Pay secrecy pay gap

Glassdoor suggests secrecy is perpetuating gender pay gap.

A new survey from Glassdoor has found that women across the UK are being disadvantaged due to a lack of salary transparency. The findings are published to coincide with Equal Pay Day on 18th November, the day on which women, on average, stop earning (for the remainder of the calendar year) relative to men because of the gender pay gap.

Just one in four full-time employees in the UK strongly agree their workplace is transparent about pay. Furthermore, over half (54 per cent) of workers admit they are apprehensive about discussing salary with their boss.

The lack of discussion around pay is contributing to inequality for women: 67 per cent of female workers did not ask for a pay rise in 2020, 30 per cent more than men. In the last year just one-third (35 per cent) of those working in the female-dominated industries of education, healthcare, and hospitality asked for a wage increase compared to 62 per cent of those working in the traditionally male-dominated world of finance and 56 per cent in tech.

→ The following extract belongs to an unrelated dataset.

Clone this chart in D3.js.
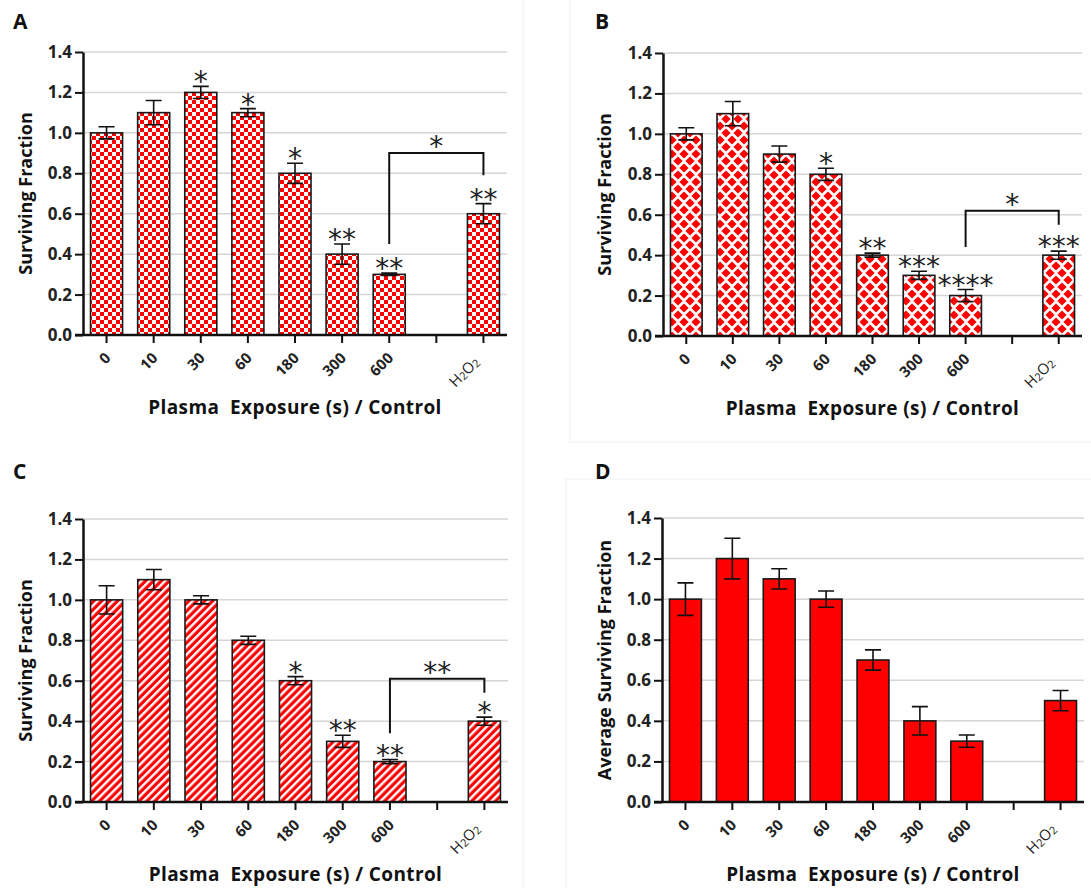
<!DOCTYPE html>
<html>
<head>
<meta charset="utf-8">
<script src="https://cdn.jsdelivr.net/npm/d3@7/dist/d3.min.js"></script>
<style>
  body { margin: 0; background: #fff; }
  svg { display: block; }
  text { font-family: 'Open Sans', sans-serif; }
</style>
</head>
<body>
<div id="chart"></div>
<script>
// Plasma exposure survival – four panels (A-D)

var categories = ['0', '10', '30', '60', '180', '300', '600', 'gap', 'H2O2']

var survivalA = [1.0, 1.1, 1.2, 1.1, 0.8, 0.4, 0.3, null, 0.6]
var errorA = [0.03, 0.06, 0.03, 0.02, 0.05, 0.05, 0.006, null, 0.05]
var starsA = ['', '', '*', '*', '*', '**', '**', '', '**']
var bracketA = { from: '600', to: 'H2O2', level: 0.9, fromEnd: 0.45, toEnd: 0.79, label: '*' }

var survivalB = [1.0, 1.1, 0.9, 0.8, 0.4, 0.3, 0.2, null, 0.4]
var errorB = [0.03, 0.06, 0.04, 0.03, 0.01, 0.02, 0.03, null, 0.02]
var starsB = ['', '', '', '*', '**', '***', '****', '', '***']
var bracketB = { from: '600', to: 'H2O2', level: 0.62, fromEnd: 0.44, toEnd: 0.55, label: '*' }

var survivalC = [1.0, 1.1, 1.0, 0.8, 0.6, 0.3, 0.2, null, 0.4]
var errorC = [0.07, 0.05, 0.02, 0.02, 0.02, 0.03, 0.01, null, 0.02]
var starsC = ['', '', '', '', '*', '**', '**', '', '*']
var bracketC = { from: '600', to: 'H2O2', level: 0.61, fromEnd: 0.34, toEnd: 0.54, label: '**' }

var survivalD = [1.0, 1.2, 1.1, 1.0, 0.7, 0.4, 0.3, null, 0.5]
var errorD = [0.08, 0.1, 0.05, 0.04, 0.05, 0.07, 0.03, null, 0.05]

var yTicks = [0, 0.2, 0.4, 0.6, 0.8, 1.0, 1.2, 1.4]

var width = 1091
var height = 888
var red = '#ff0000'
var starFont = "'DejaVu Sans', sans-serif"

var svg = d3.select('#chart').append('svg')
  .attr('width', width)
  .attr('height', height)

// faint frames of the original panel images
svg.append('line').attr('x1', 523).attr('x2', 523).attr('y1', 0).attr('y2', 888)
  .attr('stroke', '#f0f0f0')
svg.append('rect').attr('x', 570).attr('y', -2).attr('width', 530).attr('height', 444)
  .attr('fill', 'none').attr('stroke', '#f0f0f0')
svg.append('rect').attr('x', 566).attr('y', 479).attr('width', 530).attr('height', 420)
  .attr('fill', 'none').attr('stroke', '#f0f0f0')

// fill patterns
var defs = svg.append('defs')

var checker = defs.append('pattern').attr('id', 'checker')
  .attr('patternUnits', 'userSpaceOnUse').attr('width', 8).attr('height', 8)
checker.append('rect').attr('width', 8).attr('height', 8).attr('fill', red)
checker.append('rect').attr('width', 4).attr('height', 4).attr('fill', '#fff')
checker.append('rect').attr('x', 4).attr('y', 4).attr('width', 4).attr('height', 4).attr('fill', '#fff')

var diamonds = defs.append('pattern').attr('id', 'diamonds')
  .attr('patternUnits', 'userSpaceOnUse').attr('width', 12).attr('height', 14)
diamonds.append('rect').attr('width', 12).attr('height', 14).attr('fill', '#fff')
;[[0, 0], [12, 0], [6, 7], [0, 14], [12, 14]].forEach(function (c) {
  var r = 4.6
  diamonds.append('path')
    .attr('d', 'M' + c[0] + ',' + (c[1] - r) + 'L' + (c[0] + r) + ',' + c[1] +
      'L' + c[0] + ',' + (c[1] + r) + 'L' + (c[0] - r) + ',' + c[1] + 'Z')
    .attr('fill', red)
})

var stripes = defs.append('pattern').attr('id', 'stripes')
  .attr('patternUnits', 'userSpaceOnUse').attr('width', 5.6).attr('height', 5.6)
  .attr('patternTransform', 'rotate(45)')
stripes.append('rect').attr('width', 5.6).attr('height', 5.6).attr('fill', red)
stripes.append('rect').attr('width', 2.4).attr('height', 5.6).attr('fill', '#fff')

var panels = [
  { letter: 'A', lx: 13, ly: 29, x0: 83, x1: 507, top: 52, bottom: 335, titleX: 32, xTitleY: 414,
    values: survivalA, errors: errorA, stars: starsA, bracket: bracketA, fill: 'url(#checker)', yTitle: 'Surviving Fraction' },
  { letter: 'B', lx: 595, ly: 29, x0: 663, x1: 1082, top: 53, bottom: 336, titleX: 611, xTitleY: 415,
    values: survivalB, errors: errorB, stars: starsB, bracket: bracketB, fill: 'url(#diamonds)', yTitle: 'Surviving Fraction' },
  { letter: 'C', lx: 13, ly: 479, x0: 83, x1: 508, top: 519, bottom: 802, titleX: 32, xTitleY: 881,
    values: survivalC, errors: errorC, stars: starsC, bracket: bracketC, fill: 'url(#stripes)', yTitle: 'Surviving Fraction' },
  { letter: 'D', lx: 595, ly: 479, x0: 662, x1: 1084, top: 518, bottom: 802, titleX: 611, xTitleY: 881,
    values: survivalD, errors: errorD, stars: null, bracket: null, fill: red, yTitle: 'Average Surviving Fraction' }
]

panels.forEach(drawPanel)

function drawPanel (p) {
  var g = svg.append('g')
  var x = d3.scaleBand().domain(categories).range([p.x0, p.x1])
    .paddingInner(0.32).paddingOuter(0.16)
  var y = d3.scaleLinear().domain([0, 1.4]).range([p.bottom, p.top])
  var cx = function (c) { return x(c) + x.bandwidth() / 2 }

  // panel letter
  g.append('text').attr('x', p.lx).attr('y', p.ly)
    .attr('font-size', 21).attr('font-weight', 700).attr('fill', '#111')
    .text(p.letter)

  // grid
  g.append('g').selectAll('line')
    .data(yTicks.filter(function (t) { return t > 0 }))
    .join('line')
    .attr('x1', p.x0).attr('x2', p.x1)
    .attr('y1', function (d) { return y(d) }).attr('y2', function (d) { return y(d) })
    .attr('stroke', '#d6d6d6').attr('stroke-width', 1.5)

  var rows = categories.map(function (c, i) {
    return { cat: c, value: p.values[i], err: p.errors[i], star: p.stars ? p.stars[i] : '' }
  }).filter(function (d) { return d.value != null })

  // bars
  g.append('g').selectAll('rect')
    .data(rows)
    .join('rect')
    .attr('x', function (d) { return x(d.cat) })
    .attr('width', x.bandwidth())
    .attr('y', function (d) { return y(d.value) })
    .attr('height', function (d) { return y(0) - y(d.value) })
    .attr('fill', p.fill)
    .attr('stroke', '#1a1a1a').attr('stroke-width', 1.6)

  // error bars
  var eb = g.append('g').attr('stroke', '#111').attr('stroke-width', 1.6).attr('fill', 'none')
  rows.forEach(function (d) {
    var c = cx(d.cat)
    var hi = y(d.value + d.err)
    var lo = y(d.value - d.err)
    eb.append('path').attr('d', 'M' + c + ',' + hi + 'V' + lo +
      'M' + (c - 8) + ',' + hi + 'H' + (c + 8) + 'M' + (c - 8) + ',' + lo + 'H' + (c + 8))
  })

  // significance stars
  g.append('g').selectAll('text')
    .data(rows.filter(function (d) { return d.star }))
    .join('text')
    .attr('x', function (d) { return cx(d.cat) })
    .attr('y', function (d) { return y(d.value + d.err) + 5 })
    .attr('text-anchor', 'middle')
    .attr('font-size', 28).attr('fill', '#222')
    .style('font-family', starFont)
    .text(function (d) { return d.star })

  // bracket
  if (p.bracket) {
    var b = p.bracket
    var xa = cx(b.from)
    var xb = cx(b.to)
    g.append('path')
      .attr('d', 'M' + xa + ',' + y(b.fromEnd) + 'V' + y(b.level) + 'H' + xb + 'V' + y(b.toEnd))
      .attr('fill', 'none').attr('stroke', '#111').attr('stroke-width', 2)
    g.append('text')
      .attr('x', (xa + xb) / 2).attr('y', y(b.level) + 3)
      .attr('text-anchor', 'middle')
      .attr('font-size', 28).attr('fill', '#222')
      .style('font-family', starFont)
      .text(b.label)
  }

  // y axis
  var yAxis = g.append('g')
    .attr('transform', 'translate(' + p.x0 + ',0)')
    .call(d3.axisLeft(y).tickValues(yTicks).tickFormat(d3.format('.1f'))
      .tickSize(8).tickSizeOuter(0).tickPadding(3))
  yAxis.select('.domain').attr('stroke', '#111').attr('stroke-width', 2.5)
  yAxis.selectAll('.tick line').attr('stroke', '#111').attr('stroke-width', 2)
  yAxis.selectAll('.tick text')
    .attr('font-size', 17).attr('font-weight', 700).attr('fill', '#222')
    .style('font-family', "'Open Sans', sans-serif")

  // x axis
  var xAxis = g.append('g')
    .attr('transform', 'translate(0,' + p.bottom + ')')
    .call(d3.axisBottom(x).tickSize(8).tickSizeOuter(0))
  xAxis.select('.domain').attr('stroke', '#111').attr('stroke-width', 2.5)
    .attr('d', 'M' + (p.x0 - 8) + ',0H' + p.x1)
  xAxis.selectAll('.tick line').attr('stroke', '#111').attr('stroke-width', 2)
  xAxis.selectAll('.tick text').remove()
  xAxis.selectAll('.tick').each(function (c) {
    if (c === 'gap') return
    var t = d3.select(this).append('text')
      .attr('text-anchor', 'end')
      .attr('fill', '#222')
      .style('font-family', "'Open Sans', sans-serif")
    if (c === 'H2O2') {
      t.attr('transform', 'translate(-3,28) rotate(-45)')
        .attr('font-size', 15).attr('font-weight', 400)
      t.append('tspan').text('H')
      t.append('tspan').attr('font-size', 11).attr('dy', 1).text('2')
      t.append('tspan').attr('dy', -1).text('O')
      t.append('tspan').attr('font-size', 11).attr('dy', 1).text('2')
    } else {
      t.attr('transform', 'translate(5,24) rotate(-45)')
        .attr('font-size', 15).attr('font-weight', 700)
        .text(c)
    }
  })

  // axis titles
  g.append('text')
    .attr('transform', 'translate(' + p.titleX + ',' + (p.top + p.bottom) / 2 + ') rotate(-90)')
    .attr('text-anchor', 'middle')
    .attr('font-size', 18).attr('font-weight', 700).attr('fill', '#111')
    .text(p.yTitle)

  g.append('text')
    .attr('x', (p.x0 + p.x1) / 2).attr('y', p.xTitleY)
    .attr('text-anchor', 'middle')
    .attr('font-size', 19).attr('font-weight', 700).attr('fill', '#111')
    .attr('letter-spacing', 0.4)
    .attr('xml:space', 'preserve')
    .style('white-space', 'pre')
    .text('Plasma  Exposure (s) / Control')
}
</script>
</body>
</html>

Women are also 26 per cent less likely than their male counterparts to ask for more money in the next 12 months, with the survey finding just 37 per cent of women plan to ask for a pay rise next year. Over half (56 per cent) of women admit they lack the confidence to ask for a pay rise. As a result, just 33 per cent of female workers negotiated the salary of their last job offer (compared to 45 per cent of men). Two in five (43 per cent) women revealed that they simply accepted the salary that was offered to them (compared to 35 per cent of men). Nearly three in four of all employees (73 per cent) got the wage increase they asked for last year, indicating that women will continue to miss vital opportunities to increase their earning potential.

Over half (51 per cent) of employees feel that their workplace should be doing more to close the gender pay gap, with male workers 20 per cent more likely than women to agree to this point. Latest ONS figures state the gap is 7.9 per cent, up from 7.0 per cent in 2021. In addition, one in 2 women (50 per cent) feel unfairly paid for their role in their current company (compared to 44 per cent of men) and only 50 per cent feel pay and promotions are handled fairly within their organisation (versus 58 per cent of men).

With seven in 10 (70 per cent) workers believing pay transparency is good for employee satisfaction, companies should consider revisiting their salary policies. The proven benefits of workplace transparency include higher levels of employee engagement, stronger workplace culture and values and increased communication. This in turn leads to greater productivity.

“Workplace transparency is a hallmark of many successful companies and more transparency is needed in the future” comments Glassdoor’s career expert Jill Cotton. “One in two women admit to lacking confidence at work – companies should open an honest discussion around salary from the point that the role is advertised and throughout the person’s time with the organisation. Having clear salary bands limits the need for negotiation which, as the Glassdoor research shows, has a detrimental effect on female employees’ ability to earn throughout their career.”